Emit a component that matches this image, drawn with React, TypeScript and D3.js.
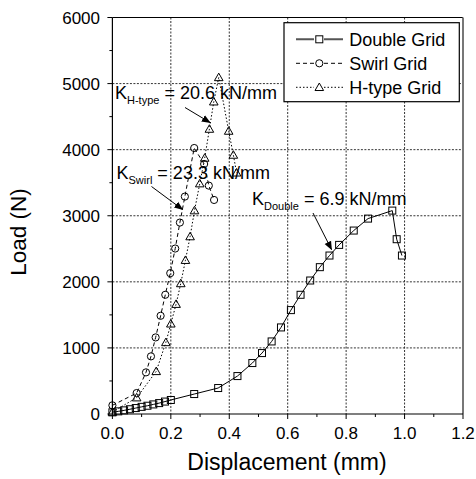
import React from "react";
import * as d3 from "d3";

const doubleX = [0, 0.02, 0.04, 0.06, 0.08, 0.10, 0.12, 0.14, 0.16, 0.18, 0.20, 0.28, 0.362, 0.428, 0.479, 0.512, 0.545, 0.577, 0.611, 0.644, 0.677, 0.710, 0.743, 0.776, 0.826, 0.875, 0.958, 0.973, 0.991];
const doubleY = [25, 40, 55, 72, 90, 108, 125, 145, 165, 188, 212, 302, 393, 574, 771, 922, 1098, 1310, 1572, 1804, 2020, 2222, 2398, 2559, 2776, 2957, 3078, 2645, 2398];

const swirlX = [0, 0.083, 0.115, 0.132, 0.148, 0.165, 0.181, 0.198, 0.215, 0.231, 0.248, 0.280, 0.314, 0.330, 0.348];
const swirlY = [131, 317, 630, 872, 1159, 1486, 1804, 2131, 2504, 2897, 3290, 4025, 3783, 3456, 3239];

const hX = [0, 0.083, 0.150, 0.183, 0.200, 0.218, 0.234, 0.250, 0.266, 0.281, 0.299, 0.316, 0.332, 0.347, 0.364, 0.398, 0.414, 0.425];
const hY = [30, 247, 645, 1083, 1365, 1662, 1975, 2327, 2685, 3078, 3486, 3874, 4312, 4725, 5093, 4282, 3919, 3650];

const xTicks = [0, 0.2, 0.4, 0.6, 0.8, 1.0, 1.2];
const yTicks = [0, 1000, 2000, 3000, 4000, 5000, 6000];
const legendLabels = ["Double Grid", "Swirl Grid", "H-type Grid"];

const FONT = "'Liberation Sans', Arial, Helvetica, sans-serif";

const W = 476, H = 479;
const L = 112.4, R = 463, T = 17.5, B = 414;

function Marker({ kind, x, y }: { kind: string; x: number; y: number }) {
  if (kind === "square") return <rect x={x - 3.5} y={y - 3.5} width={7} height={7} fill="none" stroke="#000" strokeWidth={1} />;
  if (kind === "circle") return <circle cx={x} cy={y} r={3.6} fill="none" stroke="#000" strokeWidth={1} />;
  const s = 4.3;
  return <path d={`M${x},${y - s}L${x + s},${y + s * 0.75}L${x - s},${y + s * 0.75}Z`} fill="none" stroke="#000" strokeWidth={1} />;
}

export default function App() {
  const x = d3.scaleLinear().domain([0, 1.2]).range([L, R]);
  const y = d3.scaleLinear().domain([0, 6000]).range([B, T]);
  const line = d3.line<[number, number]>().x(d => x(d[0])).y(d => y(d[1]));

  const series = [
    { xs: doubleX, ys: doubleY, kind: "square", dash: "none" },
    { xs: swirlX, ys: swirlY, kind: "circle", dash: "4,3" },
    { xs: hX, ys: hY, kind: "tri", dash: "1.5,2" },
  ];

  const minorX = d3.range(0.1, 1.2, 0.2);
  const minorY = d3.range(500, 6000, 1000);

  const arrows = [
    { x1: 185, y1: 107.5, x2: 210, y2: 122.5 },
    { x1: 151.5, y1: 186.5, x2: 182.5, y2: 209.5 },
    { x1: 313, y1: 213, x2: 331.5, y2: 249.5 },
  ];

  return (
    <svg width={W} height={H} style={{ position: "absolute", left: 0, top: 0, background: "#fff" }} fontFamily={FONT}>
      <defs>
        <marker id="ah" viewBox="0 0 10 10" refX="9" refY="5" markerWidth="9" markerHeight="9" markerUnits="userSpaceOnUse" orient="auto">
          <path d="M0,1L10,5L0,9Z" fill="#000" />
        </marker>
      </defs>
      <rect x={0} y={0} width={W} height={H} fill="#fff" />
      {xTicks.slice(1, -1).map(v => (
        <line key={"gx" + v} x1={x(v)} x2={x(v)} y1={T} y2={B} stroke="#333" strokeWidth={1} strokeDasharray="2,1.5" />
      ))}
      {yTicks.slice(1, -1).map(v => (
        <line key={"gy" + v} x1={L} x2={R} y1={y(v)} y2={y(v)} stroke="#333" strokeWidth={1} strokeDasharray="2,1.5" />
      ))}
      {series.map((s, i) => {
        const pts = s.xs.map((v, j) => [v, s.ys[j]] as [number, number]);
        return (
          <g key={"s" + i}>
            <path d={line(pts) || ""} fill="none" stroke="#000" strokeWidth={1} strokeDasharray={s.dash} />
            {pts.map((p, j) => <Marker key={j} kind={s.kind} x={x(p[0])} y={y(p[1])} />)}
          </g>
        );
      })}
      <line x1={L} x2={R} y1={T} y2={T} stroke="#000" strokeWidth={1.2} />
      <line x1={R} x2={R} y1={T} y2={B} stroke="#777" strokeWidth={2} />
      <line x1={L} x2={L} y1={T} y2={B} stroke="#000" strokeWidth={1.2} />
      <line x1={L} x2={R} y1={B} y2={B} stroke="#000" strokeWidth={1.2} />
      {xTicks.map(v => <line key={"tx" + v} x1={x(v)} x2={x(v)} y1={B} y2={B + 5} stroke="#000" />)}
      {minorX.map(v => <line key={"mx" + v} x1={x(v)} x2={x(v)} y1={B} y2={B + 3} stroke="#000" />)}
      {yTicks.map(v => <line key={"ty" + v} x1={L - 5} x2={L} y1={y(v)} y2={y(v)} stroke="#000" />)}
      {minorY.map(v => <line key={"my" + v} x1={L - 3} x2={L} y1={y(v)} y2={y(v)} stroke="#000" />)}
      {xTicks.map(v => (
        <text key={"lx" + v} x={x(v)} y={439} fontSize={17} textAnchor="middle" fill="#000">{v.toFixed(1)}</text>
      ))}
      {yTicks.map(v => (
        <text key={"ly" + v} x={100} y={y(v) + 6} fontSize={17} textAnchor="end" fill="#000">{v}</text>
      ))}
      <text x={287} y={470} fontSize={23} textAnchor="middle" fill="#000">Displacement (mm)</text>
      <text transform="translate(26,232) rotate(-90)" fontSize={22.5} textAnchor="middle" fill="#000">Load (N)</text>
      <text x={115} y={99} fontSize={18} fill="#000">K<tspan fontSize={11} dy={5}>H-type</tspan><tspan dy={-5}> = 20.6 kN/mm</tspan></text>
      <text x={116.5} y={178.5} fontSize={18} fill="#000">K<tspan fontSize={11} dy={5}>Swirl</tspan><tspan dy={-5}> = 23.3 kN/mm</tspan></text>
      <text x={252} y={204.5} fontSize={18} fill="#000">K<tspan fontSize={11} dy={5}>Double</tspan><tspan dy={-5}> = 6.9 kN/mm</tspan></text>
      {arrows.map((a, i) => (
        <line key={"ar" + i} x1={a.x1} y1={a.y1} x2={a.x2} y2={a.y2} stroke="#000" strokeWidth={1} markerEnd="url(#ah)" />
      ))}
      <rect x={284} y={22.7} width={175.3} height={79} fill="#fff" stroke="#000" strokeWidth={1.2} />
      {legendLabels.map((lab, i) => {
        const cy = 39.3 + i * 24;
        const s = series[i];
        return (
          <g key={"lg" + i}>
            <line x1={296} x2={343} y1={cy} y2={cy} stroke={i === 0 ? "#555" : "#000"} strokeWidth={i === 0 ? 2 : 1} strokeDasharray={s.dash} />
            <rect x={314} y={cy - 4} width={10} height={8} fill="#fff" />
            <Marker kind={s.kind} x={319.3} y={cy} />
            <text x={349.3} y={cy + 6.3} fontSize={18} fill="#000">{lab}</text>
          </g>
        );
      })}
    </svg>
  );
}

# TO BE DONE
Print out the material word for word, omitting the pictures.

# OUTPUT BELOW
Emit a component that matches this image, drawn with React, TypeScript and D3.js.
import React from "react";
import * as d3 from "d3";

const doubleX = [0, 0.02, 0.04, 0.06, 0.08, 0.10, 0.12, 0.14, 0.16, 0.18, 0.20, 0.28, 0.362, 0.428, 0.479, 0.512, 0.545, 0.577, 0.611, 0.644, 0.677, 0.710, 0.743, 0.776, 0.826, 0.875, 0.958, 0.973, 0.991];
const doubleY = [25, 40, 55, 72, 90, 108, 125, 145, 165, 188, 212, 302, 393, 574, 771, 922, 1098, 1310, 1572, 1804, 2020, 2222, 2398, 2559, 2776, 2957, 3078, 2645, 2398];

const swirlX = [0, 0.083, 0.115, 0.132, 0.148, 0.165, 0.181, 0.198, 0.215, 0.231, 0.248, 0.280, 0.314, 0.330, 0.348];
const swirlY = [131, 317, 630, 872, 1159, 1486, 1804, 2131, 2504, 2897, 3290, 4025, 3783, 3456, 3239];

const hX = [0, 0.083, 0.150, 0.183, 0.200, 0.218, 0.234, 0.250, 0.266, 0.281, 0.299, 0.316, 0.332, 0.347, 0.364, 0.398, 0.414, 0.425];
const hY = [30, 247, 645, 1083, 1365, 1662, 1975, 2327, 2685, 3078, 3486, 3874, 4312, 4725, 5093, 4282, 3919, 3650];

const xTicks = [0, 0.2, 0.4, 0.6, 0.8, 1.0, 1.2];
const yTicks = [0, 1000, 2000, 3000, 4000, 5000, 6000];
const legendLabels = ["Double Grid", "Swirl Grid", "H-type Grid"];

const FONT = "'Liberation Sans', Arial, Helvetica, sans-serif";

const W = 476, H = 479;
const L = 112.4, R = 463, T = 17.5, B = 414;

function Marker({ kind, x, y }: { kind: string; x: number; y: number }) {
  if (kind === "square") return <rect x={x - 3.5} y={y - 3.5} width={7} height={7} fill="none" stroke="#000" strokeWidth={1} />;
  if (kind === "circle") return <circle cx={x} cy={y} r={3.6} fill="none" stroke="#000" strokeWidth={1} />;
  const s = 4.3;
  return <path d={`M${x},${y - s}L${x + s},${y + s * 0.75}L${x - s},${y + s * 0.75}Z`} fill="none" stroke="#000" strokeWidth={1} />;
}

export default function App() {
  const x = d3.scaleLinear().domain([0, 1.2]).range([L, R]);
  const y = d3.scaleLinear().domain([0, 6000]).range([B, T]);
  const line = d3.line<[number, number]>().x(d => x(d[0])).y(d => y(d[1]));

  const series = [
    { xs: doubleX, ys: doubleY, kind: "square", dash: "none" },
    { xs: swirlX, ys: swirlY, kind: "circle", dash: "4,3" },
    { xs: hX, ys: hY, kind: "tri", dash: "1.5,2" },
  ];

  const minorX = d3.range(0.1, 1.2, 0.2);
  const minorY = d3.range(500, 6000, 1000);

  const arrows = [
    { x1: 185, y1: 107.5, x2: 210, y2: 122.5 },
    { x1: 151.5, y1: 186.5, x2: 182.5, y2: 209.5 },
    { x1: 313, y1: 213, x2: 331.5, y2: 249.5 },
  ];

  return (
    <svg width={W} height={H} style={{ position: "absolute", left: 0, top: 0, background: "#fff" }} fontFamily={FONT}>
      <defs>
        <marker id="ah" viewBox="0 0 10 10" refX="9" refY="5" markerWidth="9" markerHeight="9" markerUnits="userSpaceOnUse" orient="auto">
          <path d="M0,1L10,5L0,9Z" fill="#000" />
        </marker>
      </defs>
      <rect x={0} y={0} width={W} height={H} fill="#fff" />
      {xTicks.slice(1, -1).map(v => (
        <line key={"gx" + v} x1={x(v)} x2={x(v)} y1={T} y2={B} stroke="#333" strokeWidth={1} strokeDasharray="2,1.5" />
      ))}
      {yTicks.slice(1, -1).map(v => (
        <line key={"gy" + v} x1={L} x2={R} y1={y(v)} y2={y(v)} stroke="#333" strokeWidth={1} strokeDasharray="2,1.5" />
      ))}
      {series.map((s, i) => {
        const pts = s.xs.map((v, j) => [v, s.ys[j]] as [number, number]);
        return (
          <g key={"s" + i}>
            <path d={line(pts) || ""} fill="none" stroke="#000" strokeWidth={1} strokeDasharray={s.dash} />
            {pts.map((p, j) => <Marker key={j} kind={s.kind} x={x(p[0])} y={y(p[1])} />)}
          </g>
        );
      })}
      <line x1={L} x2={R} y1={T} y2={T} stroke="#000" strokeWidth={1.2} />
      <line x1={R} x2={R} y1={T} y2={B} stroke="#777" strokeWidth={2} />
      <line x1={L} x2={L} y1={T} y2={B} stroke="#000" strokeWidth={1.2} />
      <line x1={L} x2={R} y1={B} y2={B} stroke="#000" strokeWidth={1.2} />
      {xTicks.map(v => <line key={"tx" + v} x1={x(v)} x2={x(v)} y1={B} y2={B + 5} stroke="#000" />)}
      {minorX.map(v => <line key={"mx" + v} x1={x(v)} x2={x(v)} y1={B} y2={B + 3} stroke="#000" />)}
      {yTicks.map(v => <line key={"ty" + v} x1={L - 5} x2={L} y1={y(v)} y2={y(v)} stroke="#000" />)}
      {minorY.map(v => <line key={"my" + v} x1={L - 3} x2={L} y1={y(v)} y2={y(v)} stroke="#000" />)}
      {xTicks.map(v => (
        <text key={"lx" + v} x={x(v)} y={439} fontSize={17} textAnchor="middle" fill="#000">{v.toFixed(1)}</text>
      ))}
      {yTicks.map(v => (
        <text key={"ly" + v} x={100} y={y(v) + 6} fontSize={17} textAnchor="end" fill="#000">{v}</text>
      ))}
      <text x={287} y={470} fontSize={23} textAnchor="middle" fill="#000">Displacement (mm)</text>
      <text transform="translate(26,232) rotate(-90)" fontSize={22.5} textAnchor="middle" fill="#000">Load (N)</text>
      <text x={115} y={99} fontSize={18} fill="#000">K<tspan fontSize={11} dy={5}>H-type</tspan><tspan dy={-5}> = 20.6 kN/mm</tspan></text>
      <text x={116.5} y={178.5} fontSize={18} fill="#000">K<tspan fontSize={11} dy={5}>Swirl</tspan><tspan dy={-5}> = 23.3 kN/mm</tspan></text>
      <text x={252} y={204.5} fontSize={18} fill="#000">K<tspan fontSize={11} dy={5}>Double</tspan><tspan dy={-5}> = 6.9 kN/mm</tspan></text>
      {arrows.map((a, i) => (
        <line key={"ar" + i} x1={a.x1} y1={a.y1} x2={a.x2} y2={a.y2} stroke="#000" strokeWidth={1} markerEnd="url(#ah)" />
      ))}
      <rect x={284} y={22.7} width={175.3} height={79} fill="#fff" stroke="#000" strokeWidth={1.2} />
      {legendLabels.map((lab, i) => {
        const cy = 39.3 + i * 24;
        const s = series[i];
        return (
          <g key={"lg" + i}>
            <line x1={296} x2={343} y1={cy} y2={cy} stroke={i === 0 ? "#555" : "#000"} strokeWidth={i === 0 ? 2 : 1} strokeDasharray={s.dash} />
            <rect x={314} y={cy - 4} width={10} height={8} fill="#fff" />
            <Marker kind={s.kind} x={319.3} y={cy} />
            <text x={349.3} y={cy + 6.3} fontSize={18} fill="#000">{lab}</text>
          </g>
        );
      })}
    </svg>
  );
}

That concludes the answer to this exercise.